Of the 30,000 pages, we have transcripts, in various stages, of some 18,000 pages.  However, all these need to be checked. The other 12,000 pages have not been transcribed at all.  You can easily distinguish these: the pages that have not been transcribed at all have "(base)" at the beginning of each line (verse), or block of text (prose).

Here is how to get started:

  1. First, get the Junicode font and install it on your computer (very easy! expand the zip file by double-clicking on it, open up the Fonts folder, double-click on Junicode.ttf, you are done)
  2. Look at the "Quick start" transcription guide, at http://www.textualcommunities.usask.ca/web/canterbury-tales/wiki/-/wiki/Main/Quick+Start+Guide. Don't try and master it all at once! Notice the broad categories of phenomena we deal with: abbreviations (everywhere), unreadable text, line breaks, capitalization, rubrics, etc.
  3. Look at some examples of our transcription.  For example: in manuscript Cp -- folios 5r, 19r, 154r-156v all give examples of treatment of abbreviation.  Look at these, and see how the rules in the Quick Start guide have been applied.
  4. Look at the 'Preview' view of any of these pages.  Notice the difference between the "diplomatic" and "edited" views in treatment of abbreviations.
  5. Look at the introducton to our XML encoding at http://www.textualcommunities.usask.ca/web/canterbury-tales/wiki/-/wiki/Main/Introducing+the+XML+encoding, to get a sense of what all those < and > are doing on the page
  6. You should by now have been assigned your own page to transcribe! (if not, contact either Peter Robinson or Barbara Bordalejo).  Now start out trying to transcribe it.

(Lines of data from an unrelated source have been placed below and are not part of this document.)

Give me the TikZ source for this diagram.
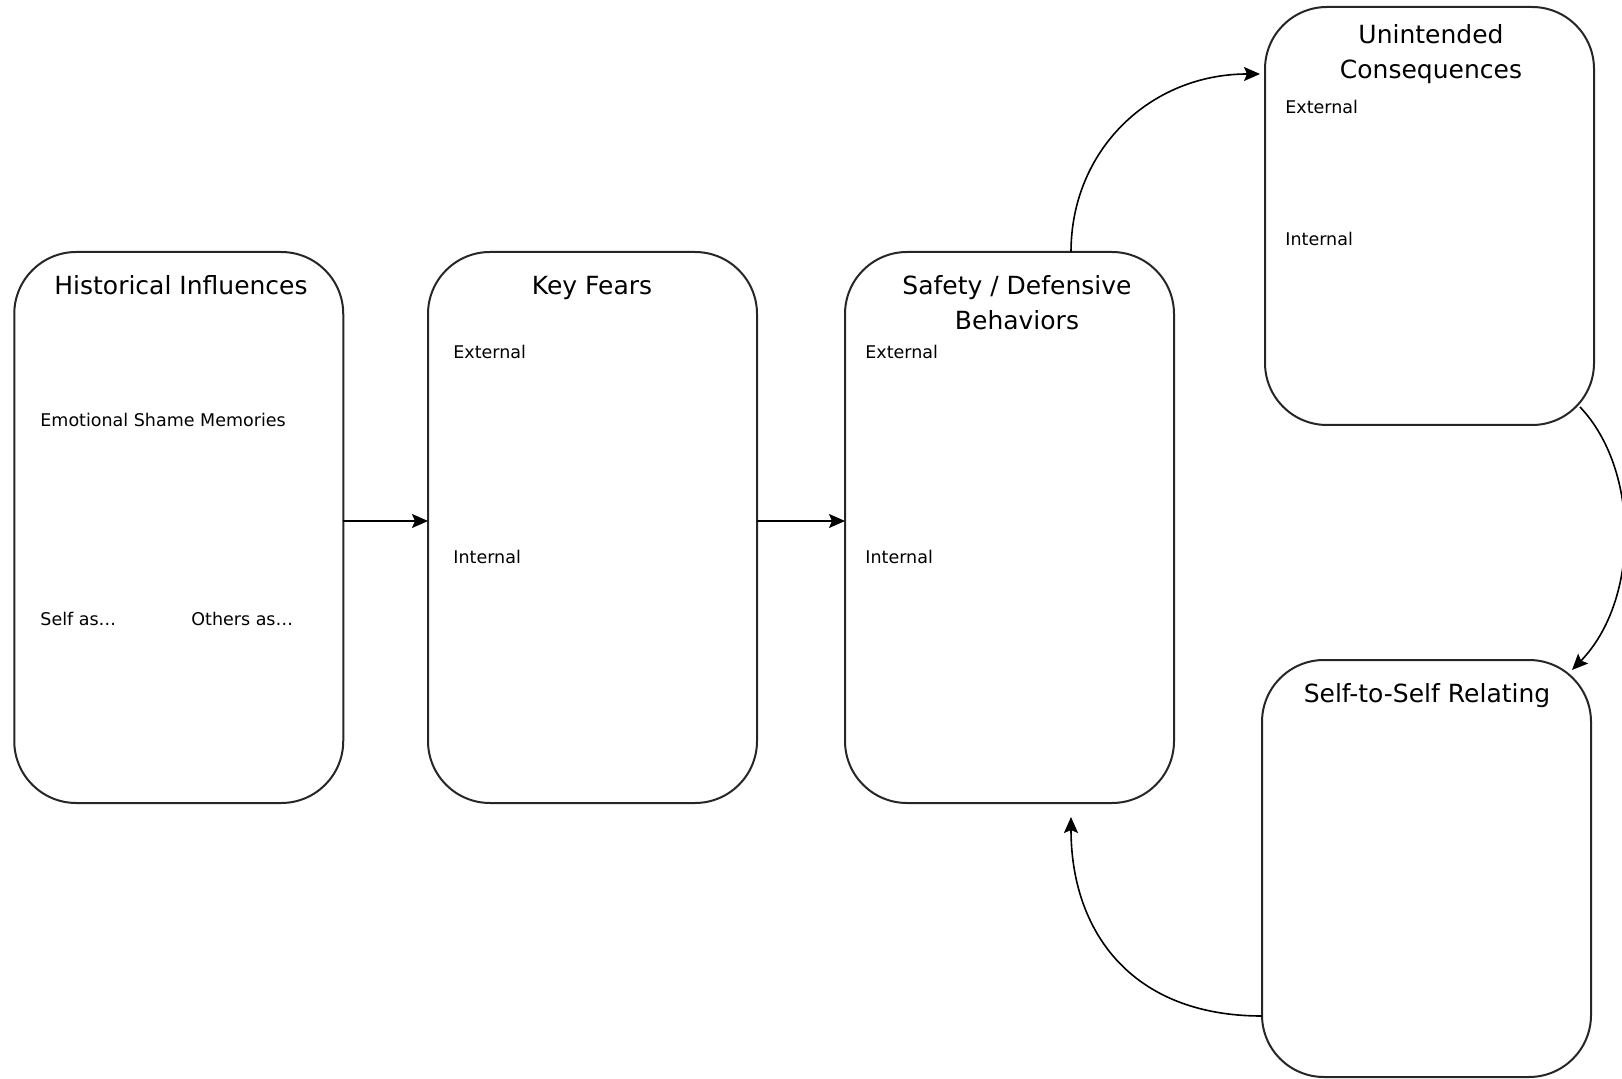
\documentclass[tikz,border=0pt]{standalone}
\usepackage{fontspec}
\setmainfont{DejaVu Sans}
\usetikzlibrary{arrows.meta}
\begin{document}
\begin{tikzpicture}[x=0.5pt,y=-0.5pt,
  box/.style={draw=black!85, line width=1pt, rounded corners=31pt, inner sep=0pt, outer sep=0pt},
  ttl/.style={font=\fontsize{12.5}{17.5}\selectfont, anchor=base, inner sep=0pt},
  lbl/.style={font=\fontsize{8.75}{10}\selectfont, anchor=west, inner sep=0pt},
  arr/.style={line width=0.8pt, -{Stealth[length=8pt,width=7pt,inset=1.5pt]}}]
\useasboundingbox (0,0) rectangle (1622,1079);
% boxes
\node[box, minimum width=164.5pt, minimum height=275.5pt] (hist) at (178.75,527.5) {};
\node[box, minimum width=164.5pt, minimum height=275.5pt] (fears) at (592.5,527.5) {};
\node[box, minimum width=164.5pt, minimum height=275.5pt] (safety) at (1009.5,527.5) {};
\node[box, minimum width=164.5pt, minimum height=209pt] (uncon) at (1429.5,216) {};
\node[box, minimum width=164.5pt, minimum height=208.5pt] (self) at (1426.5,868.5) {};
% titles
\node[ttl] (t1) at (181,295) {Historical Influences};
\node[ttl] (t2) at (592,295) {Key Fears};
\node[ttl] (t3a) at (1017,295) {Safety / Defensive};
\node[ttl] (t3b) at (1017,330) {Behaviors};
\node[ttl] (t4a) at (1431,44) {Unintended};
\node[ttl] (t4b) at (1431,79) {Consequences};
\node[ttl] (t5) at (1427,702) {Self-to-Self Relating};
% labels
\node[lbl] (l1) at (40,420) {Emotional Shame Memories};
\node[lbl] (l2) at (40,619) {Self as…};
\node[lbl] (l3) at (191,619) {Others as…};
\node[lbl] (l4) at (453,352) {External};
\node[lbl] (l5) at (453,557) {Internal};
\node[lbl] (l6) at (865,352) {External};
\node[lbl] (l7) at (865,557) {Internal};
\node[lbl] (l8) at (1285,107) {External};
\node[lbl] (l9) at (1285,239) {Internal};
% connectors
\coordinate (ay) at (0,521);
\draw[arr] (hist.east |- ay) -- (fears.west |- ay);
\draw[arr] (fears.east |- ay) -- (safety.west |- ay);
\coordinate (c1s) at (1071,252);
\coordinate (c1e) at (1260,74);
\draw[arr] (c1s) .. controls (1071,150) and (1150,74) .. (c1e);
\coordinate (c2s) at (1580,407);
\coordinate (c2e) at (1572,670);
\draw[arr] (c2s) .. controls (1640,470) and (1640,600) .. (c2e);
\coordinate (c3s) at (1262,1016);
\coordinate (c3e) at (1071,817);
\draw[arr] (c3s) .. controls (1130,1016) and (1071,930) .. (c3e);
\end{tikzpicture}
\end{document}
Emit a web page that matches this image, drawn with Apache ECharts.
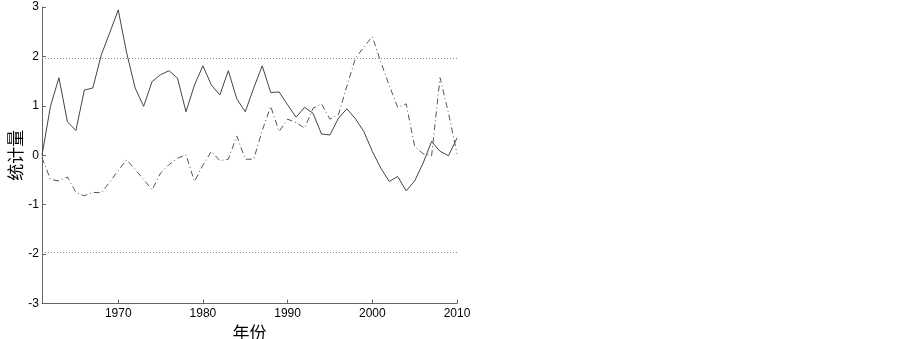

Make sure you press "Save" after each transcription session, or during it.  When you think you have finished it: press "Submit". This will send a message to either of the project leaders, or to a "Master Transcriber" who has been assigned to check your work, and they will respond with feedback on your first transcription.
  7. You will then be assigned a few more pages (typically, ten or twenty at a time). You are on your way!
  8. When you think you know what you are doing -- try the transcription tests at https://www.goconqr.com/en-US/p/1593135 and https://www.goconqr.com/en-US/p/1617512.  Good luck!

In theory, most of the time, transcription is relatively straightforward: just identify the abbreviations and represent them correctly.  But as you will see from the quick start guide, and as you look at the actual manuscript pages, deciding just what is an abbreviation can be really tricky. There are many marks in the manuscripts which might be abbreviations, but which we believe (based on many years experience now) are actually not abbreviations, but simply decorative or calligraphic flourishes.  Thus, for example: (almost) all the little tails at the ends of words; cases of crossed h and ll, and many others.  A later project might decide to record all these, as indeed this project started trying to do when it first started out in the early 1990s. But now, we have decided only to record marks of abbreviation which (we think) actually do abbreviate something. This is sometimes a difficult choice! notice particularly the complicated, and apparently bizarre, rules for abbreviated m/n in the quick start guide.